Goal:
In the entries below, repeat only the lines between those holding "Clone this chart in matplotlib." and "return fig.add_axes([x0 /", inclusive. Leave pictures out.

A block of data
+---+
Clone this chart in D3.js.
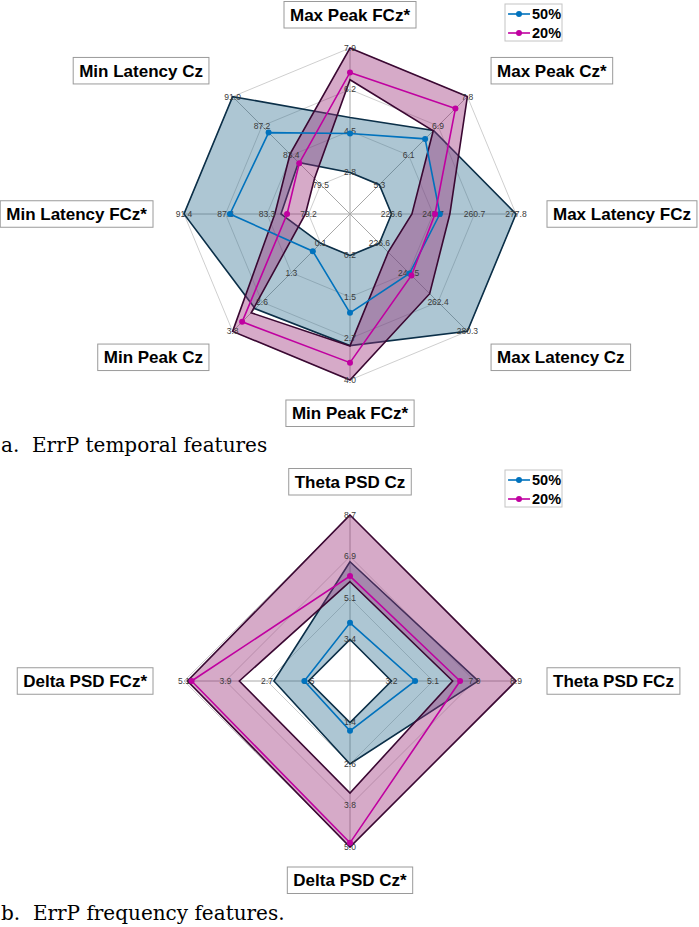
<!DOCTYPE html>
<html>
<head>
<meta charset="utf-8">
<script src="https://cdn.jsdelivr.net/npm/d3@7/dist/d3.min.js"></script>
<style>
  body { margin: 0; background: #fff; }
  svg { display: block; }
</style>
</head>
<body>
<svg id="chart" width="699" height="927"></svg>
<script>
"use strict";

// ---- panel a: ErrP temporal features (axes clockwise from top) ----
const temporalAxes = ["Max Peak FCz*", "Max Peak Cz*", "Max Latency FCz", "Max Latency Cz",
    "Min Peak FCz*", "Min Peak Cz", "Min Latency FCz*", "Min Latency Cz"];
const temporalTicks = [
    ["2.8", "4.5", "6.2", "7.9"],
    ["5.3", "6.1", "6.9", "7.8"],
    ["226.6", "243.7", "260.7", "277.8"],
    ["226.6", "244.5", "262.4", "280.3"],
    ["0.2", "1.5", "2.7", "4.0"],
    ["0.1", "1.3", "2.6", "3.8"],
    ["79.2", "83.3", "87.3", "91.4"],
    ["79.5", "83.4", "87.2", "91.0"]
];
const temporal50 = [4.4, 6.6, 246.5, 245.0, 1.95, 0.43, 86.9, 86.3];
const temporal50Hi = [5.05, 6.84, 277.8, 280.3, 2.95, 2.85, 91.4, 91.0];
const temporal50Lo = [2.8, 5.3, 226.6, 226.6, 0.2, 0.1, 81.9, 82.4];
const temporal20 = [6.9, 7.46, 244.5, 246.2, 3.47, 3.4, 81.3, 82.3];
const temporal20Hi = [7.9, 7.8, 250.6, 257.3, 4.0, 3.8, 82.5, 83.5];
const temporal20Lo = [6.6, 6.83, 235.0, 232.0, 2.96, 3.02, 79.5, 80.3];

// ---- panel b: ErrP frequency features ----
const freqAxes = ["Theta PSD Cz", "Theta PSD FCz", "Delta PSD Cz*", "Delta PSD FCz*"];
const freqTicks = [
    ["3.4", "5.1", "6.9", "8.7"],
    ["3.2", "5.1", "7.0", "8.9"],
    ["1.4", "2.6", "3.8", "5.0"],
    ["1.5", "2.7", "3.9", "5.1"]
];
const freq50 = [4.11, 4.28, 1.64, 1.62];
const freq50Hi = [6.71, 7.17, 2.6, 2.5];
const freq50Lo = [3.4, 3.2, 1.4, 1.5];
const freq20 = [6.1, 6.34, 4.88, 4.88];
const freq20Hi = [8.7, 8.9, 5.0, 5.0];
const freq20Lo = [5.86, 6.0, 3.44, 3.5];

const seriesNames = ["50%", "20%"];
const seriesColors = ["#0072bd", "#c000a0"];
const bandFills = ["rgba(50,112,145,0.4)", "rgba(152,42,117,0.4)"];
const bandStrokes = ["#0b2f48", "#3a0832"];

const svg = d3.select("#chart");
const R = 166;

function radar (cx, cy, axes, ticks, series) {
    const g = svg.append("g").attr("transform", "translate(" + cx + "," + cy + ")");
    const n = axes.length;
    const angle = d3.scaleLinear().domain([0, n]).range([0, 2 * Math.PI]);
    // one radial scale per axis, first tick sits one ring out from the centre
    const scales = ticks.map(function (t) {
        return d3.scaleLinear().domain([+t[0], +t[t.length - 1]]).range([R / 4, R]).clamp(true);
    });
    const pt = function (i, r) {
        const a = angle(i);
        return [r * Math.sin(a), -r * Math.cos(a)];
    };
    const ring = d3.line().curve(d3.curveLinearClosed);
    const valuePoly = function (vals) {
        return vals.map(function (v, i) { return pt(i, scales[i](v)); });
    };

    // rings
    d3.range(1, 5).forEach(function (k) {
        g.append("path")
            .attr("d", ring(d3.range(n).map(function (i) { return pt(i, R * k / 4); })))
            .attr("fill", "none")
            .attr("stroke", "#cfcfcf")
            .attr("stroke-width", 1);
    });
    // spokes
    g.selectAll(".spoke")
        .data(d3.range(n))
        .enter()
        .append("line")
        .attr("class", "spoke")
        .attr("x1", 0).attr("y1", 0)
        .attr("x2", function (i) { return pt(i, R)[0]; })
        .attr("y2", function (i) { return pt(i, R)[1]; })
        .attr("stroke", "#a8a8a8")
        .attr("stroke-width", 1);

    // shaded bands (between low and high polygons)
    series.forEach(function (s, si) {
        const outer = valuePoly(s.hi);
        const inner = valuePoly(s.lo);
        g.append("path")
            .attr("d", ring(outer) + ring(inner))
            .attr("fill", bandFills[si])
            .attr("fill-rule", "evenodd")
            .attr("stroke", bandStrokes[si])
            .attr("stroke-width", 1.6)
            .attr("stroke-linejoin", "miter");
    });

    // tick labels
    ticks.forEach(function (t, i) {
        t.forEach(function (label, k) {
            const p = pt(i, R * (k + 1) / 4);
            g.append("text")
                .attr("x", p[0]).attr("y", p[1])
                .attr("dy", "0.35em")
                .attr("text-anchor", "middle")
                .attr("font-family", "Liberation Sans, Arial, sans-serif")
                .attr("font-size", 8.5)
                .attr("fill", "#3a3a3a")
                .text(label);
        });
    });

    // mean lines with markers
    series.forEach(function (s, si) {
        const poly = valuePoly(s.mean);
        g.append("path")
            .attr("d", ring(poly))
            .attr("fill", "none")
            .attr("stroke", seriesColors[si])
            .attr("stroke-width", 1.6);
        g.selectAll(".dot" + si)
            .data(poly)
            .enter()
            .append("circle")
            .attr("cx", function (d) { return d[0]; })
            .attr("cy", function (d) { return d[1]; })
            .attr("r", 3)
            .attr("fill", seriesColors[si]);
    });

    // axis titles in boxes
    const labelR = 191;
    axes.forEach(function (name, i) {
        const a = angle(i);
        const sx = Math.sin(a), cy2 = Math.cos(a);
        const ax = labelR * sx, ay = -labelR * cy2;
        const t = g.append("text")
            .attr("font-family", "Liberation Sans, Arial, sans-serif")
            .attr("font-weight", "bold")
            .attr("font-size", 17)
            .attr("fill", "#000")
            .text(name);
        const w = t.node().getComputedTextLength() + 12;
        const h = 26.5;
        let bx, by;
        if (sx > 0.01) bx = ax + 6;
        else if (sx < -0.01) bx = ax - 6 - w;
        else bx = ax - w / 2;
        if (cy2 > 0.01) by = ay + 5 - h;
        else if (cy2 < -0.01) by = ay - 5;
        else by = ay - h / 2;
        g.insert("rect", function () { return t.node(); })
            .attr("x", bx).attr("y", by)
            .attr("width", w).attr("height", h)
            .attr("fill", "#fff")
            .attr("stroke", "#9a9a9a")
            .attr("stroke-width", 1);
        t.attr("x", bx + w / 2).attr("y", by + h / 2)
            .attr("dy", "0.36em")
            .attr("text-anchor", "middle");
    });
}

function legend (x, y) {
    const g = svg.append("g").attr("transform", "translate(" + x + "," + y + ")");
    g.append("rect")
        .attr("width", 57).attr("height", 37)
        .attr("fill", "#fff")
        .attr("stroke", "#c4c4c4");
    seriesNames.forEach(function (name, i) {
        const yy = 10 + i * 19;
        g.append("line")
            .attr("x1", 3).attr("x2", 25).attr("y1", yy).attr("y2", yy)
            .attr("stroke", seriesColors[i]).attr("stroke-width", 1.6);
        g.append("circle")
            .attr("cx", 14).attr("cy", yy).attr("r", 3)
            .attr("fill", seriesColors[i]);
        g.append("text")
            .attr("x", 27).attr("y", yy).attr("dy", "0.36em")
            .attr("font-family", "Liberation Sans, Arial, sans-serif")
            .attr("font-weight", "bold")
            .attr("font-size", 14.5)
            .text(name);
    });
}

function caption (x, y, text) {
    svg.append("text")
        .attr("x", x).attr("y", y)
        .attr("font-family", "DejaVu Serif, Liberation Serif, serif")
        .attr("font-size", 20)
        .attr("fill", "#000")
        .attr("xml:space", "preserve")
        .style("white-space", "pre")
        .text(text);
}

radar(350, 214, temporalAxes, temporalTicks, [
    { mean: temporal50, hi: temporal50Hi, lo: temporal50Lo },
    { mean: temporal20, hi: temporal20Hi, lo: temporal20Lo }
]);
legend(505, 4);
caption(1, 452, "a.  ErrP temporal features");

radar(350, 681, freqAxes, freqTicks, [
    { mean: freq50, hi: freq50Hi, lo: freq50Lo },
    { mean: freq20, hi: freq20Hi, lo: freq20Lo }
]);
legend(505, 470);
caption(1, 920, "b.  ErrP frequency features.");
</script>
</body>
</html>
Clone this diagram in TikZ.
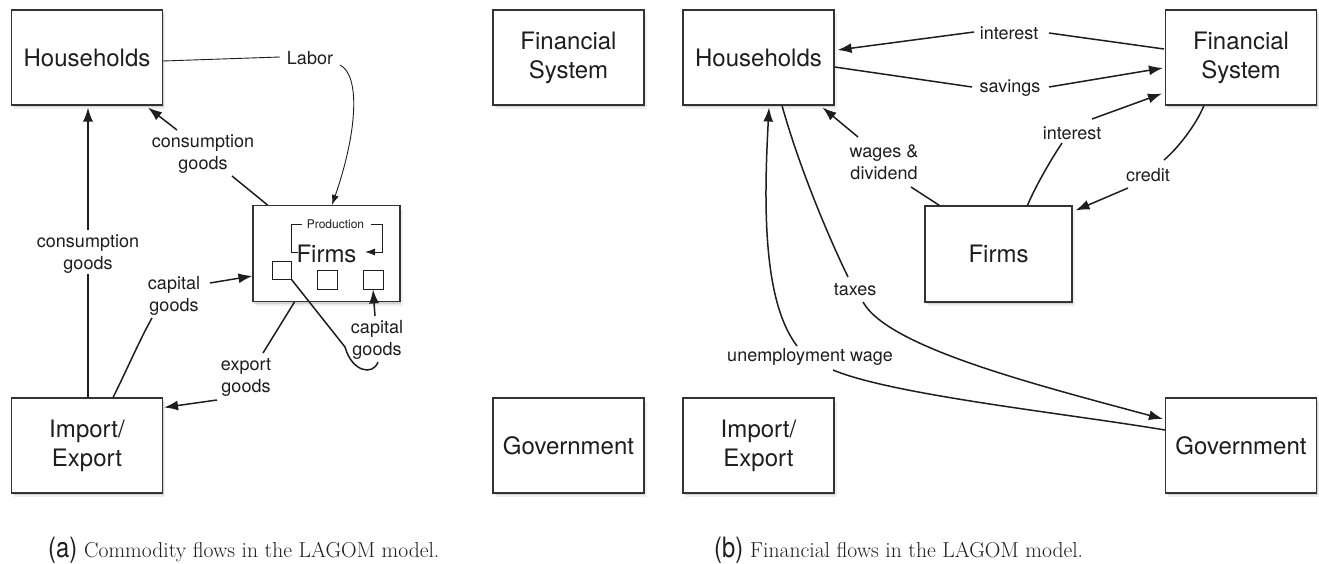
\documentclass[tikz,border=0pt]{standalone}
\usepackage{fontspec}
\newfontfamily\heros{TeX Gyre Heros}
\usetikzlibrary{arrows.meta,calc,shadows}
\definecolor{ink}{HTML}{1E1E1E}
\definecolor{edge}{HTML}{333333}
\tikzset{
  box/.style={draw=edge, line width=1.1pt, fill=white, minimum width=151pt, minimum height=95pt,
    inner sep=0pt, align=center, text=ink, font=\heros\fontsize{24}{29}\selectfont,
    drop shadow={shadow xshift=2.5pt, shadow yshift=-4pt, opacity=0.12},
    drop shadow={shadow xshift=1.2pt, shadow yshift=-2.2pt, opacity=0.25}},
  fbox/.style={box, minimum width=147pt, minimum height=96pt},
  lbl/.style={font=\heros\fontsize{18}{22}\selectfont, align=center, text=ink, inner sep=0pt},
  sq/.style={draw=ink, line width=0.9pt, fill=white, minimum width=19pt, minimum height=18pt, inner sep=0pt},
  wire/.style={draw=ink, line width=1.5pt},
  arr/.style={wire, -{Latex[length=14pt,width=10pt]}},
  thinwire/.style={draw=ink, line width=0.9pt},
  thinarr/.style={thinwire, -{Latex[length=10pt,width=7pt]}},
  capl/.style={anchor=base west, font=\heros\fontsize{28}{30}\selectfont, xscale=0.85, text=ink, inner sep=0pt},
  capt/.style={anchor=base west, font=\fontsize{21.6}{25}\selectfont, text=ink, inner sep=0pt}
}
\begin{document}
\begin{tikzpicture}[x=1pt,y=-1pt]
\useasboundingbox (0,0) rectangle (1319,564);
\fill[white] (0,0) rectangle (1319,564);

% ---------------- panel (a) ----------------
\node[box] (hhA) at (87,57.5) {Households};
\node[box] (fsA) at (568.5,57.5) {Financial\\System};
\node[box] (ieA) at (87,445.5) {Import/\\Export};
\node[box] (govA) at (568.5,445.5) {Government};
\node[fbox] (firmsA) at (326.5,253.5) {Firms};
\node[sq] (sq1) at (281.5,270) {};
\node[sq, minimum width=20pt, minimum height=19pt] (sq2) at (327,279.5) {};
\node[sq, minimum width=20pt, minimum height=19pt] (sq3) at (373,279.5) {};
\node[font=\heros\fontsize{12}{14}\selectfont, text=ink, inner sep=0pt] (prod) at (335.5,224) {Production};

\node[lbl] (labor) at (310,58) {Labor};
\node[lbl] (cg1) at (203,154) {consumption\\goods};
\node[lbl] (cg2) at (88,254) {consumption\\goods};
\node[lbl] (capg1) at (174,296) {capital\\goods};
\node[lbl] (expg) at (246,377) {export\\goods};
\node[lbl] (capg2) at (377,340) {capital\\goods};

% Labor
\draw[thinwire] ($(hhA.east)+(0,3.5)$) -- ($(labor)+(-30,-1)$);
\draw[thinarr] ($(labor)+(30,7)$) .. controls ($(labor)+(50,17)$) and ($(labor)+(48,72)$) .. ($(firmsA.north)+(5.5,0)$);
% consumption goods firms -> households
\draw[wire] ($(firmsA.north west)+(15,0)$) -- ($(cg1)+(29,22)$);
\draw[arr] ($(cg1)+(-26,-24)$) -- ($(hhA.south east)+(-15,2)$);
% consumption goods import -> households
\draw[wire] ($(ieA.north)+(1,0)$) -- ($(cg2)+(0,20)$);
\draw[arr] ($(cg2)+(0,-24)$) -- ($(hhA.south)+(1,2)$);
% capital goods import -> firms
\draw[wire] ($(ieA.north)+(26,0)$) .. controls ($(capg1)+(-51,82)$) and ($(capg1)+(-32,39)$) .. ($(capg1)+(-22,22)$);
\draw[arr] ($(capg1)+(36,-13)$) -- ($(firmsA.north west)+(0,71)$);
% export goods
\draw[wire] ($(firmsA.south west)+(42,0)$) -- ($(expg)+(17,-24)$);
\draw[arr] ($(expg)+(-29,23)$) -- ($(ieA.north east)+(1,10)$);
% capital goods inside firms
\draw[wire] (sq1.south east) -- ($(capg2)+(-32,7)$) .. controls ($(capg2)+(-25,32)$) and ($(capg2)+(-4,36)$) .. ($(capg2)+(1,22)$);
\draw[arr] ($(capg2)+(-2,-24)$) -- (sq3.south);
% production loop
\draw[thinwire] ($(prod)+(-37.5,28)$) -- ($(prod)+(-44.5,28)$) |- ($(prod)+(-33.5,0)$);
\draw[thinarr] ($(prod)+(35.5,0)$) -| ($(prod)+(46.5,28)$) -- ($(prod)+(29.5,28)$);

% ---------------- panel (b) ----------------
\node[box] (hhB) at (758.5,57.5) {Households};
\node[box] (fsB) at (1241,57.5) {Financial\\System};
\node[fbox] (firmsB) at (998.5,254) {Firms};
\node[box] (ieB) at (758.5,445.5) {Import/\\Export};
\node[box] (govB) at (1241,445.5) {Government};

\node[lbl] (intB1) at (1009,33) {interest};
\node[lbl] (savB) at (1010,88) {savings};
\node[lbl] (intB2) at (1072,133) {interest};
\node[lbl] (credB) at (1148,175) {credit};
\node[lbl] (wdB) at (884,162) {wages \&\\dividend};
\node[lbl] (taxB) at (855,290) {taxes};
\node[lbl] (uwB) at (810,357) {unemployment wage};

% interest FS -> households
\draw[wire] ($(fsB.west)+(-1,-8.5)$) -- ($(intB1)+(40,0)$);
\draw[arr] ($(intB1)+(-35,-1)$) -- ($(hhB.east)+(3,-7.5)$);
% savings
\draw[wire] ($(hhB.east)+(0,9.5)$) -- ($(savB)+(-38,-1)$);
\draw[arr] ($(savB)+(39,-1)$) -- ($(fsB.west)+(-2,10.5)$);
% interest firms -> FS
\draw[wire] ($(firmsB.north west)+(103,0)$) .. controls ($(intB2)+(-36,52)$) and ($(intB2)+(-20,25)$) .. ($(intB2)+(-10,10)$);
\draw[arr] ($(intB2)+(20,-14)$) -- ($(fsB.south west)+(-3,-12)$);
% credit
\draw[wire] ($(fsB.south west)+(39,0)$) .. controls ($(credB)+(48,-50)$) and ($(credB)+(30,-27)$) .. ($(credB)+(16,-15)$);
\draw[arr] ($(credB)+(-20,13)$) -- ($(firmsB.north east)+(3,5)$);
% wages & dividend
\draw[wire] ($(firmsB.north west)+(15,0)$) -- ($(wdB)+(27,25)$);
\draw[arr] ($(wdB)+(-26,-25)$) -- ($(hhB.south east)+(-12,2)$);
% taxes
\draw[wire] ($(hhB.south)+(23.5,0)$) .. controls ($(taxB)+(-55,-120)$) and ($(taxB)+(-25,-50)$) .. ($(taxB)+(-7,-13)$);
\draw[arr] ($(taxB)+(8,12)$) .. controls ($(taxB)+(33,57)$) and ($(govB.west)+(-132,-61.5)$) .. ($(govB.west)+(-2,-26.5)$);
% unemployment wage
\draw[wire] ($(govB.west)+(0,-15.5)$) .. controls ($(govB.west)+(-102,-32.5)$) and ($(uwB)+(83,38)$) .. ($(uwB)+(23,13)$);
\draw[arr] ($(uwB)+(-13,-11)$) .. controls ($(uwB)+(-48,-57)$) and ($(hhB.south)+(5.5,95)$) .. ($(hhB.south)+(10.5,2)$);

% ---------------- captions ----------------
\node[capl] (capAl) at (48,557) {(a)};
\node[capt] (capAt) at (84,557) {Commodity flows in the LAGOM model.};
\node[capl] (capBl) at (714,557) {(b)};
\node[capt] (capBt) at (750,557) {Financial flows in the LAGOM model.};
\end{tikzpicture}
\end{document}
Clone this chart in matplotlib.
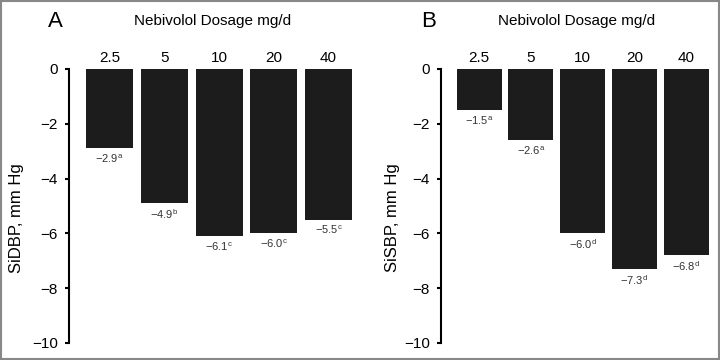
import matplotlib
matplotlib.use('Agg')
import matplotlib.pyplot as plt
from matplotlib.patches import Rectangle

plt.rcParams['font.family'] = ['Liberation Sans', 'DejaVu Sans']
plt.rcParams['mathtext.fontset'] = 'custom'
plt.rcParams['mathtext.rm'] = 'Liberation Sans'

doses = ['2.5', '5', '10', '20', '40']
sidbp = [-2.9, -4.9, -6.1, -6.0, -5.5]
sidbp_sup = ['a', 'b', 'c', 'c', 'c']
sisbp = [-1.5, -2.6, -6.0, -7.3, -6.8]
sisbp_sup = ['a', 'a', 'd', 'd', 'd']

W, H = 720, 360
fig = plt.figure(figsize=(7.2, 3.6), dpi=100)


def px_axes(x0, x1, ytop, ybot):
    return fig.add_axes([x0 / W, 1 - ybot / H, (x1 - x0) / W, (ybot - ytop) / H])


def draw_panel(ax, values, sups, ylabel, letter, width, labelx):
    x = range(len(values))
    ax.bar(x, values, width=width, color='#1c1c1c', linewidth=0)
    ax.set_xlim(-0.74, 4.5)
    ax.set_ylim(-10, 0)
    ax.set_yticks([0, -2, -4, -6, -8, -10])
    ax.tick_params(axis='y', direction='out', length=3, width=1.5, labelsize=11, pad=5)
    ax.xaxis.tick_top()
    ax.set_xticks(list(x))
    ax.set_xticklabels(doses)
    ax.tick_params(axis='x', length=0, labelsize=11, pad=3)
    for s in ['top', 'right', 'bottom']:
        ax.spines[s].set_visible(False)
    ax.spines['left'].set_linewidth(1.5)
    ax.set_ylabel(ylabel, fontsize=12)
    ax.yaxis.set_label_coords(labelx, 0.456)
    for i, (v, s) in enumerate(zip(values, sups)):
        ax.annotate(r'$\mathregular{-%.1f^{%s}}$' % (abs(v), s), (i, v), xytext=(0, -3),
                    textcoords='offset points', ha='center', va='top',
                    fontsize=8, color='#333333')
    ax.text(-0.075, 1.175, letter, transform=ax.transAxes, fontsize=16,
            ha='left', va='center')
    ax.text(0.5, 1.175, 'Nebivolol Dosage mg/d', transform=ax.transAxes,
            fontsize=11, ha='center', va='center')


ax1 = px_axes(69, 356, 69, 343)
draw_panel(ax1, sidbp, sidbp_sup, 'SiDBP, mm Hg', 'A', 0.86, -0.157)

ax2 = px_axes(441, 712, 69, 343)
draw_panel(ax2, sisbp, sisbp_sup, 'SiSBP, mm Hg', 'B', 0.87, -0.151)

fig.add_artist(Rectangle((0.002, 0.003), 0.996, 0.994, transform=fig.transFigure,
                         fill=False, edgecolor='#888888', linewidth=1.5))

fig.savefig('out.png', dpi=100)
+---+
Task response:
Clone this chart in matplotlib.
import matplotlib
matplotlib.use('Agg')
import matplotlib.pyplot as plt
from matplotlib.patches import Rectangle

plt.rcParams['font.family'] = ['Liberation Sans', 'DejaVu Sans']
plt.rcParams['mathtext.fontset'] = 'custom'
plt.rcParams['mathtext.rm'] = 'Liberation Sans'

doses = ['2.5', '5', '10', '20', '40']
sidbp = [-2.9, -4.9, -6.1, -6.0, -5.5]
sidbp_sup = ['a', 'b', 'c', 'c', 'c']
sisbp = [-1.5, -2.6, -6.0, -7.3, -6.8]
sisbp_sup = ['a', 'a', 'd', 'd', 'd']

W, H = 720, 360
fig = plt.figure(figsize=(7.2, 3.6), dpi=100)


def px_axes(x0, x1, ytop, ybot):
    return fig.add_axes([x0 / W, 1 - ybot / H, (x1 - x0) / W, (ybot - ytop) / H])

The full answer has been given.